IPS a rattrapé Wabwire pendant qu’elle faisait la queue avec des centaines d'autres personnes, attendant dans l'expectative leur part de maïs et de haricots offerts par une église locale.

“Je suis obligée de faire la queue, le temps que cela durera importe peu. Je dois attendre jusqu'à ce que j'obtienne une part. Cela permettra à ma famille de tenir pendant quelques jours”, indique Wabwire.

Elle ajoute que certains enfants de son quartier souffrent de malnutrition parce que leurs familles ne peuvent les nourrir que de pommes de terre tous les jours.

Sylvia Meltina, une habitante de la banlieue de Kivumbini – un mot qui signifie en Kiswahili “dans la poussière” – est l’un des parents qui n'ont pas d'autre choix que de nourrir leurs enfants de pommes de terre la plupart du temps.

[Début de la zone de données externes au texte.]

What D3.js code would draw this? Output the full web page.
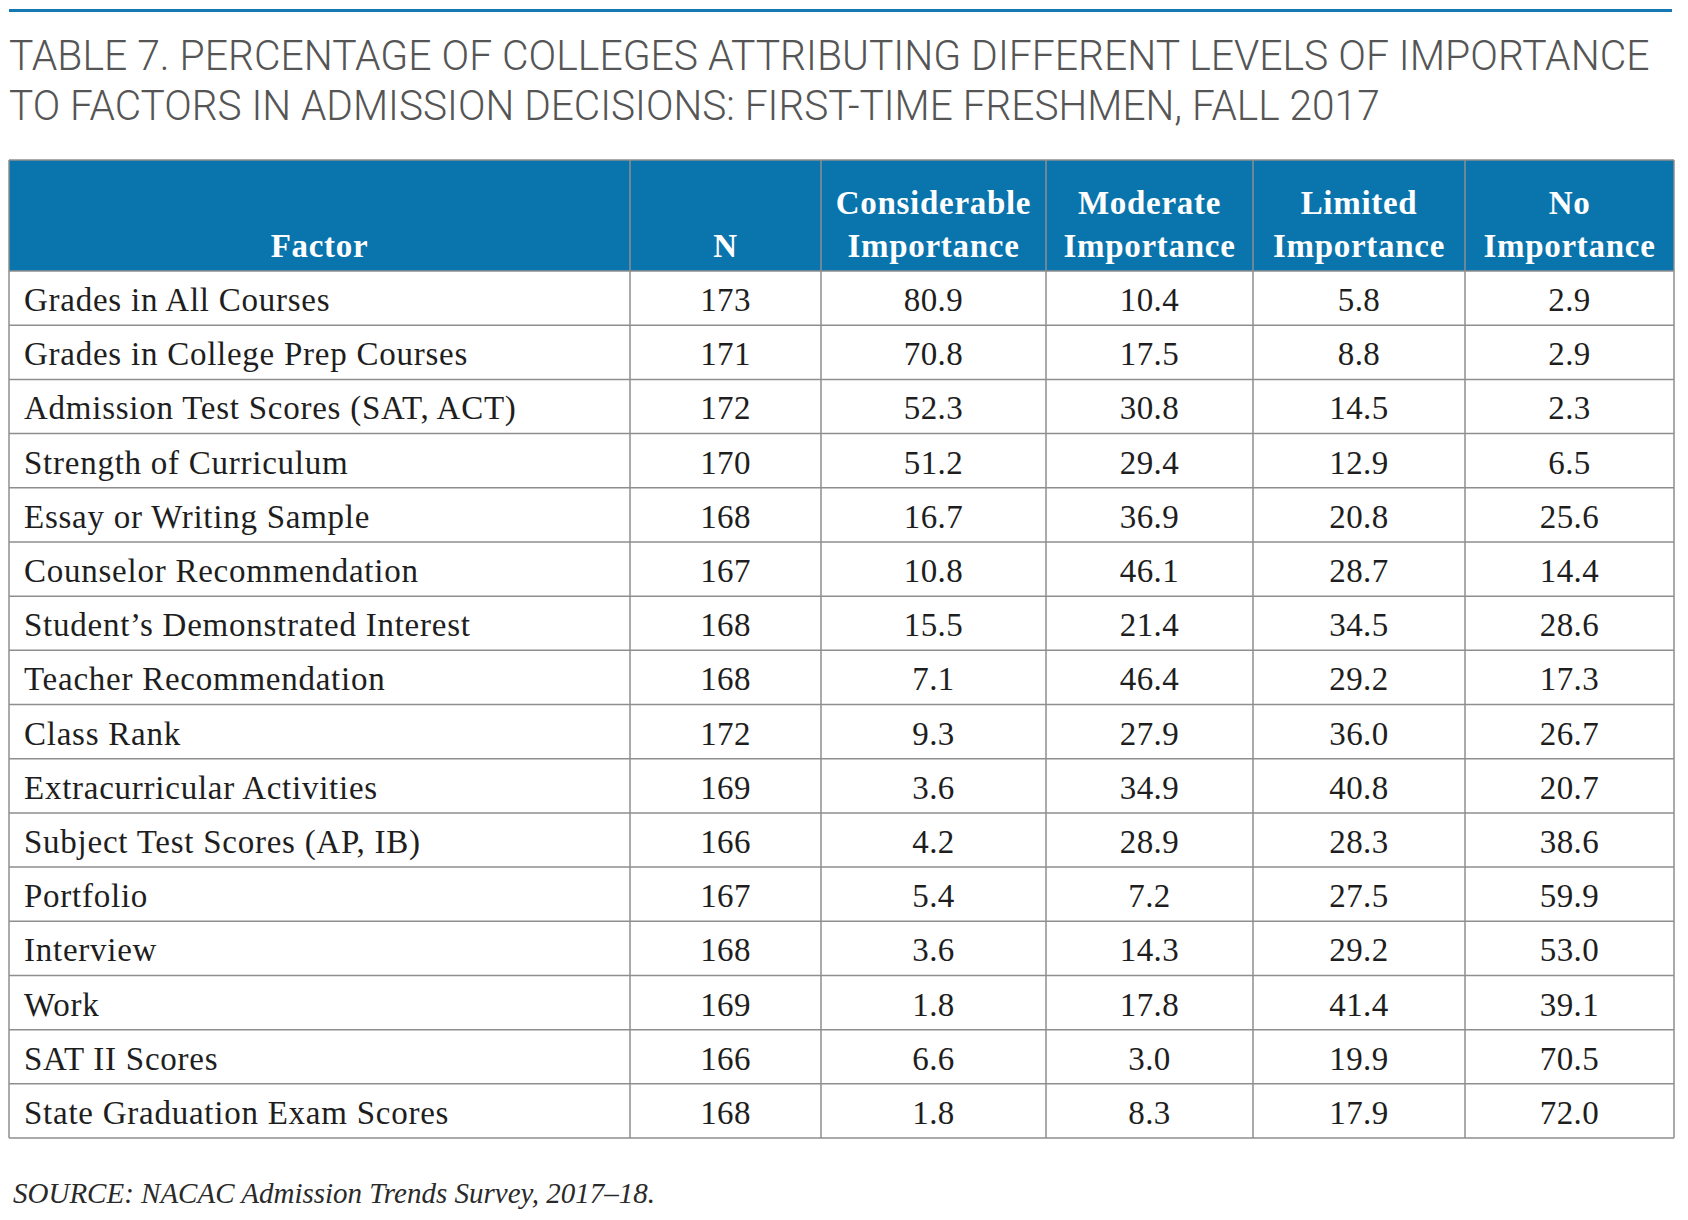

Sa famille de cinq personnes ne dispose plus de repas réguliers, parce qu'elle est incapable d'acheter de la nourriture.

“Pommes de terre et 'githeri' (un mélange de maïs et de haricots) sont devenus désormais fréquents dans ma maison les soirs. Une fois en passant, nous achetons la farine non tamisée, qui est moins coûteuse que la farine tamisée, pour préparer le 'Ugali', puisque les enfants en demandent”, explique Meltina.

Meltina vend des fruits et légumes dans un kiosque pour gagner sa vie.

“Avec l’augmentation du coût de tout pratiquement, vous vous retrouvez dans la dette à la fin du mois parce que vous ne pouvez pas couvrir toutes vos dépenses avec un revenu journalier d'environ 30 shillings”, souligne-t-elle.